Vauxhall has agreed a two-year pay freeze with workers in the UK as parent company General Motors seeks to save £200 million in Europe.
Thousands of Vauxhall car workers have agreed to the deal and cuts to pension scheme provision as part of the US giant's "turnaround" plan after it came close to collapse amid the credit crunch.
GM hopes 10%, or £20 million, of its European cuts will be made in the UK, where Vauxhall has factories in Luton and Ellesmere Port.
It also confirmed plans to invest billions of pounds in new products and other initiatives.
Duncan Aldred, managing director of Vauxhall Motors, said: "We are proud of our employees' continued support and our excellent relationships with the unions. We believe that we have come to a positive agreement which recognises the outstanding achievements of our manufacturing facilities and the drive and enthusiasm of our employees."

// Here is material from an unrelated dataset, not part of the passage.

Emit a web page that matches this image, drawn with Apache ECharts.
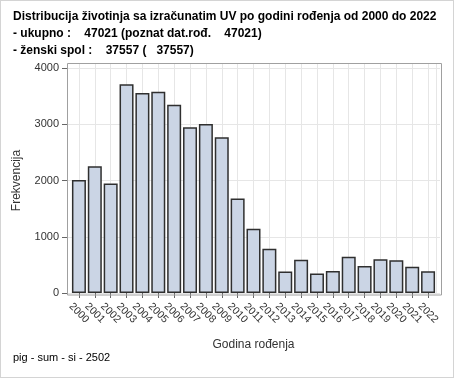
<!DOCTYPE html>
<html>
<head>
<meta charset="utf-8">
<script src="https://cdn.jsdelivr.net/npm/echarts@6/dist/echarts.min.js"></script>
<style>
  html, body { margin: 0; padding: 0; background: #fff; }
  #main { width: 454px; height: 378px; box-sizing: border-box; border: 1px solid #d4d4d4; }
</style>
</head>
<body>
<div id="main"></div>
<script>
// godine rođenja
var years = ['2000', '2001', '2002', '2003', '2004', '2005', '2006', '2007', '2008', '2009', '2010', '2011',
  '2012', '2013', '2014', '2015', '2016', '2017', '2018', '2019', '2020', '2021', '2022'];
// frekvencija po godini
var counts = [2010, 2255, 1945, 3710, 3555, 3575, 3345, 2945, 3005, 2770, 1680, 1140,
  785, 383, 590, 347, 390, 645, 478, 600, 580, 465, 386];
var yTicks = [0, 1000, 2000, 3000, 4000];

var titleLines = [
  'Distribucija životinja sa izračunatim UV po godini rođenja od 2000 do 2022',
  '- ukupno :    47021 (poznat dat.rođ.    47021)',
  '- ženski spol :    37557 (   37557)'
];
var footer = 'pig - sum - si - 2502';

// pomocna os za vertikalne linije kroz sredinu stupaca
var halfCats = [];
for (var i = 0; i < years.length * 2; i++) halfCats.push(i);

var font = 'Liberation Sans, Arial, sans-serif';
var myChart = echarts.init(document.getElementById('main'));

var option = {
  animation: false,
  textStyle: { fontFamily: font },
  title: [
    {
      text: titleLines.join('\n'),
      left: 7, top: 2,
      textStyle: { fontSize: 12, fontWeight: 'bold', color: '#000', lineHeight: 17, fontFamily: font }
    },
    {
      text: footer,
      left: 7, top: 346,
      textStyle: { fontSize: 11, fontWeight: 'normal', color: '#000', fontFamily: font }
    }
  ],
  grid: [
    { left: 66, right: 13, top: 67, bottom: 84 },
    { left: 70, right: 17, top: 62, bottom: 84 }
  ],
  xAxis: [
    { gridIndex: 0, type: 'value', min: 0, max: 1, show: false },
    {
      gridIndex: 1, type: 'category', data: years,
      axisLine: { show: false },
      axisTick: { show: true, alignWithLabel: true, interval: 0, length: 5, lineStyle: { color: '#666' } },
      axisLabel: {
        rotate: -45, interval: 0, fontSize: 10.5, color: '#333', margin: 20,
        align: 'center', verticalAlign: 'middle'
      },
      splitLine: { show: false },
      name: 'Godina rođenja', nameLocation: 'middle', nameGap: 46,
      nameTextStyle: { fontSize: 12, color: '#333' }
    },
    {
      gridIndex: 1, type: 'category', data: halfCats,
      axisLine: { show: false }, axisTick: { show: false }, axisLabel: { show: false },
      splitLine: {
        show: true,
        interval: function (idx) { return idx % 2 === 1; },
        lineStyle: { color: '#e6e6e6', width: 1 }
      }
    }
  ],
  yAxis: [
    {
      gridIndex: 0, type: 'value', min: yTicks[0], max: yTicks[yTicks.length - 1], interval: 1000,
      axisLine: { show: false },
      axisTick: { show: true, length: 5, lineStyle: { color: '#666' } },
      axisLabel: { fontSize: 11, color: '#333', margin: 8, formatter: function (v) { return String(v); } },
      splitLine: { show: true, lineStyle: { color: '#e6e6e6', width: 1 } },
      name: 'Frekvencija', nameLocation: 'middle', nameGap: 44,
      nameTextStyle: { fontSize: 12, color: '#333' }
    },
    { gridIndex: 1, type: 'value', min: 0, max: 4000 * 232 / 227, show: false }
  ],
  graphic: [
    {
      type: 'rect', z: 100,
      shape: { x: 66.5, y: 62.5, width: 374, height: 231.5 },
      style: { fill: null, stroke: '#a0a0a0', lineWidth: 1 }
    }
  ],
  series: [
    {
      type: 'bar',
      xAxisIndex: 1, yAxisIndex: 1,
      data: counts,
      barWidth: 14,
      itemStyle: { color: '#cbd5e5', borderColor: '#2f2f2f', borderWidth: 1.5 },
      z: 5
    }
  ]
};

myChart.setOption(option);
window.addEventListener('resize', function () {
  myChart.resize();
});
</script>
</body>
</html>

Vauxhall has announced that its Ellesmere Port plant will move to three shifts in the first half of 2011 following the introduction of the Astra Sports Tourer estate car alongside the current Astra five-door hatchback and the AstraVan.
At Vauxhall's Luton plant, the firm said talks continued in a positive vein with Renault on the opportunity for joint development and production of the next generation Vivaro van.
The current Vauxhall/Renault joint venture runs out in 2013, but Vauxhall said it was optimistic that talks about a new generation Vivaro will be successful.